### Given instruction
Omit all images, then return the remaining material exactly as it stands.

### Information shown
>>

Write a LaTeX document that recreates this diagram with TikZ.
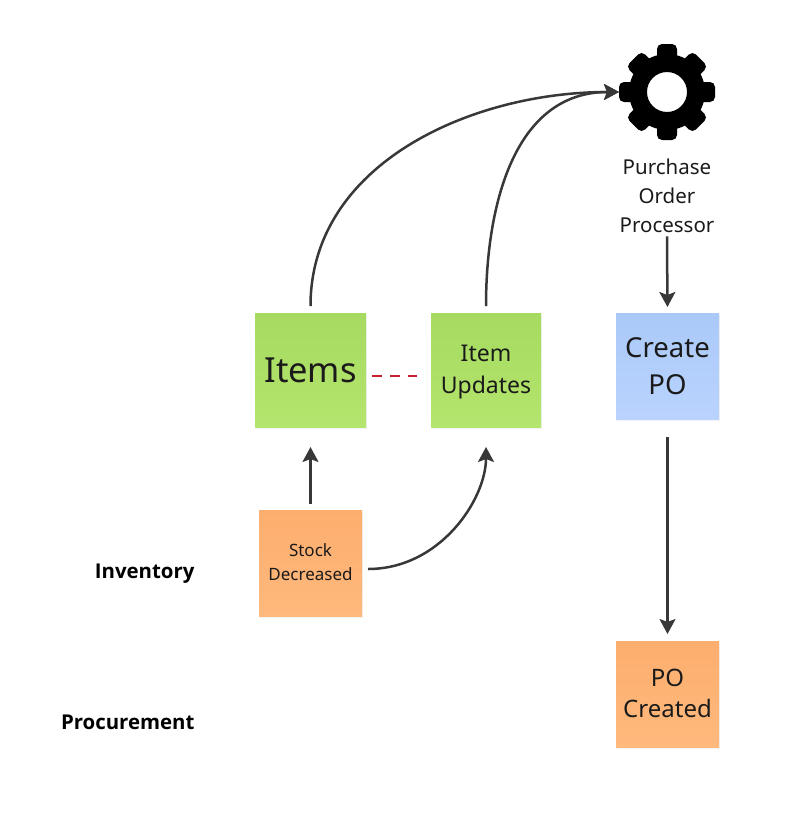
\documentclass[tikz,border=0pt]{standalone}
\usepackage{fontspec}
\setmainfont{Noto Sans}
\newfontfamily\lanefont{Open Sans}
\usepackage{tikz}
\usetikzlibrary{shadows,arrows.meta}

\definecolor{greentop}{HTML}{A6DA60}
\definecolor{greenbot}{HTML}{B4E56E}
\definecolor{orangetop}{HTML}{FCAE6E}
\definecolor{orangebot}{HTML}{FFB97C}
\definecolor{bluetop}{HTML}{AAC9F8}
\definecolor{bluebot}{HTML}{BAD3FE}
\definecolor{arrowgray}{HTML}{383838}
\definecolor{inkblack}{HTML}{1A1A1A}
\definecolor{dashred}{HTML}{C8202F}
\newcommand{\lowertxt}[2]{\raisebox{-#1}[\height][\depth]{#2}}

\begin{document}
\begin{tikzpicture}[x=1pt,y=-1pt]
    \tikzset{pname/.style={rectangle,align=center,inner sep=0pt,outer sep=0pt,text=inkblack,
        drop shadow={shadow xshift=1pt,shadow yshift=-2pt,opacity=0.10}}}
    \tikzset{greenbox/.style={pname,top color=greentop,bottom color=greenbot}}
    \tikzset{orangebox/.style={pname,top color=orangetop,bottom color=orangebot}}
    \tikzset{bluebox/.style={pname,top color=bluetop,bottom color=bluebot}}
    \tikzset{lane/.style={anchor=east,text=black,font=\lanefont\fontsize{20.4}{24}\selectfont\bfseries}}
    \tikzstyle{fleche}=[-{Stealth[length=15pt,width=16pt,inset=3pt]},line width=2.5pt,color=arrowgray]
    \useasboundingbox (0,0) rectangle (800,822);

    \node[greenbox,minimum width=111pt,minimum height=114pt,font=\fontsize{34.5}{44}\selectfont] (ITEMS) at (310.5,370) {Items};
    \node[greenbox,minimum width=110pt,minimum height=114pt,font=\fontsize{23}{32}\selectfont] (UPD) at (486,370) {\lowertxt{2pt}{Item}\\\lowertxt{2pt}{Updates}};
    \node[bluebox,minimum width=103pt,minimum height=106pt,font=\fontsize{27.5}{37}\selectfont] (CREATE) at (667.5,366) {Create\\PO};
    \node[orangebox,minimum width=103pt,minimum height=106pt,font=\fontsize{17}{24}\selectfont] (STOCK) at (310.5,563) {\lowertxt{-1pt}{Stock}\\\lowertxt{-1pt}{Decreased}};
    \node[orangebox,minimum width=103pt,minimum height=106pt,font=\fontsize{24}{31}\selectfont] (POC) at (667.5,694) {\lowertxt{-1pt}{PO}\\\lowertxt{-1pt}{Created}};

    % gear
    \node[circle,minimum size=96pt,inner sep=0pt,outer sep=0pt] (GEAR) at (667,92) {};
    \foreach \ang in {0,90,180,270}
        \fill[black,shift={(667,92)},rotate=\ang,rounded corners=5pt] (-10,-48) rectangle (10,-28);
    \foreach \ang in {45,135,225,315}
        \fill[black,shift={(667,92)},rotate=\ang,rounded corners=5pt] (-11,-47) rectangle (11,-27);
    \fill[black,even odd rule] (GEAR.center) circle[radius=38] circle[radius=20];

    \node[align=center,text=inkblack,font=\fontsize{20.5}{29}\selectfont] (PROC) at (667,196) {Purchase\\Order\\Processor};
    \node[lane] (INV) at (198,574) {Inventory};
    \node[lane] (PROCUR) at (198,722) {Procurement};

    \draw[fleche,shorten <=7pt] (ITEMS.north) to[out=90,in=180,looseness=1.0] (GEAR.west);
    \draw[fleche,shorten <=7pt] (UPD.north) to[out=90,in=180,looseness=1.05] (GEAR.west);
    \draw[fleche,shorten >=6pt] (PROC.south) -- (CREATE.north);
    \draw[fleche,shorten <=18pt,shorten >=7pt] (CREATE.south) -- (POC.north);
    \draw[fleche,shorten <=6pt,shorten >=20pt] (STOCK.north) -- (ITEMS.south);
    \draw[fleche,shorten >=20pt] ([xshift=6pt,yshift=-6pt]STOCK.east) to[out=0,in=270,looseness=1.0] (UPD.south);
    \draw[dashed,dash pattern=on 10pt off 8pt,color=dashred,line width=2.4pt] ([xshift=6pt,yshift=-6pt]ITEMS.east)--([xshift=-14pt,yshift=-6pt]UPD.west);
\end{tikzpicture}
\end{document}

<<

### Complete output
Write a LaTeX document that recreates this diagram with TikZ.
\documentclass[tikz,border=0pt]{standalone}
\usepackage{fontspec}
\setmainfont{Noto Sans}
\newfontfamily\lanefont{Open Sans}
\usepackage{tikz}
\usetikzlibrary{shadows,arrows.meta}

\definecolor{greentop}{HTML}{A6DA60}
\definecolor{greenbot}{HTML}{B4E56E}
\definecolor{orangetop}{HTML}{FCAE6E}
\definecolor{orangebot}{HTML}{FFB97C}
\definecolor{bluetop}{HTML}{AAC9F8}
\definecolor{bluebot}{HTML}{BAD3FE}
\definecolor{arrowgray}{HTML}{383838}
\definecolor{inkblack}{HTML}{1A1A1A}
\definecolor{dashred}{HTML}{C8202F}
\newcommand{\lowertxt}[2]{\raisebox{-#1}[\height][\depth]{#2}}

\begin{document}
\begin{tikzpicture}[x=1pt,y=-1pt]
    \tikzset{pname/.style={rectangle,align=center,inner sep=0pt,outer sep=0pt,text=inkblack,
        drop shadow={shadow xshift=1pt,shadow yshift=-2pt,opacity=0.10}}}
    \tikzset{greenbox/.style={pname,top color=greentop,bottom color=greenbot}}
    \tikzset{orangebox/.style={pname,top color=orangetop,bottom color=orangebot}}
    \tikzset{bluebox/.style={pname,top color=bluetop,bottom color=bluebot}}
    \tikzset{lane/.style={anchor=east,text=black,font=\lanefont\fontsize{20.4}{24}\selectfont\bfseries}}
    \tikzstyle{fleche}=[-{Stealth[length=15pt,width=16pt,inset=3pt]},line width=2.5pt,color=arrowgray]
    \useasboundingbox (0,0) rectangle (800,822);

    \node[greenbox,minimum width=111pt,minimum height=114pt,font=\fontsize{34.5}{44}\selectfont] (ITEMS) at (310.5,370) {Items};
    \node[greenbox,minimum width=110pt,minimum height=114pt,font=\fontsize{23}{32}\selectfont] (UPD) at (486,370) {\lowertxt{2pt}{Item}\\\lowertxt{2pt}{Updates}};
    \node[bluebox,minimum width=103pt,minimum height=106pt,font=\fontsize{27.5}{37}\selectfont] (CREATE) at (667.5,366) {Create\\PO};
    \node[orangebox,minimum width=103pt,minimum height=106pt,font=\fontsize{17}{24}\selectfont] (STOCK) at (310.5,563) {\lowertxt{-1pt}{Stock}\\\lowertxt{-1pt}{Decreased}};
    \node[orangebox,minimum width=103pt,minimum height=106pt,font=\fontsize{24}{31}\selectfont] (POC) at (667.5,694) {\lowertxt{-1pt}{PO}\\\lowertxt{-1pt}{Created}};

    % gear
    \node[circle,minimum size=96pt,inner sep=0pt,outer sep=0pt] (GEAR) at (667,92) {};
    \foreach \ang in {0,90,180,270}
        \fill[black,shift={(667,92)},rotate=\ang,rounded corners=5pt] (-10,-48) rectangle (10,-28);
    \foreach \ang in {45,135,225,315}
        \fill[black,shift={(667,92)},rotate=\ang,rounded corners=5pt] (-11,-47) rectangle (11,-27);
    \fill[black,even odd rule] (GEAR.center) circle[radius=38] circle[radius=20];

    \node[align=center,text=inkblack,font=\fontsize{20.5}{29}\selectfont] (PROC) at (667,196) {Purchase\\Order\\Processor};
    \node[lane] (INV) at (198,574) {Inventory};
    \node[lane] (PROCUR) at (198,722) {Procurement};

    \draw[fleche,shorten <=7pt] (ITEMS.north) to[out=90,in=180,looseness=1.0] (GEAR.west);
    \draw[fleche,shorten <=7pt] (UPD.north) to[out=90,in=180,looseness=1.05] (GEAR.west);
    \draw[fleche,shorten >=6pt] (PROC.south) -- (CREATE.north);
    \draw[fleche,shorten <=18pt,shorten >=7pt] (CREATE.south) -- (POC.north);
    \draw[fleche,shorten <=6pt,shorten >=20pt] (STOCK.north) -- (ITEMS.south);
    \draw[fleche,shorten >=20pt] ([xshift=6pt,yshift=-6pt]STOCK.east) to[out=0,in=270,looseness=1.0] (UPD.south);
    \draw[dashed,dash pattern=on 10pt off 8pt,color=dashred,line width=2.4pt] ([xshift=6pt,yshift=-6pt]ITEMS.east)--([xshift=-14pt,yshift=-6pt]UPD.west);
\end{tikzpicture}
\end{document}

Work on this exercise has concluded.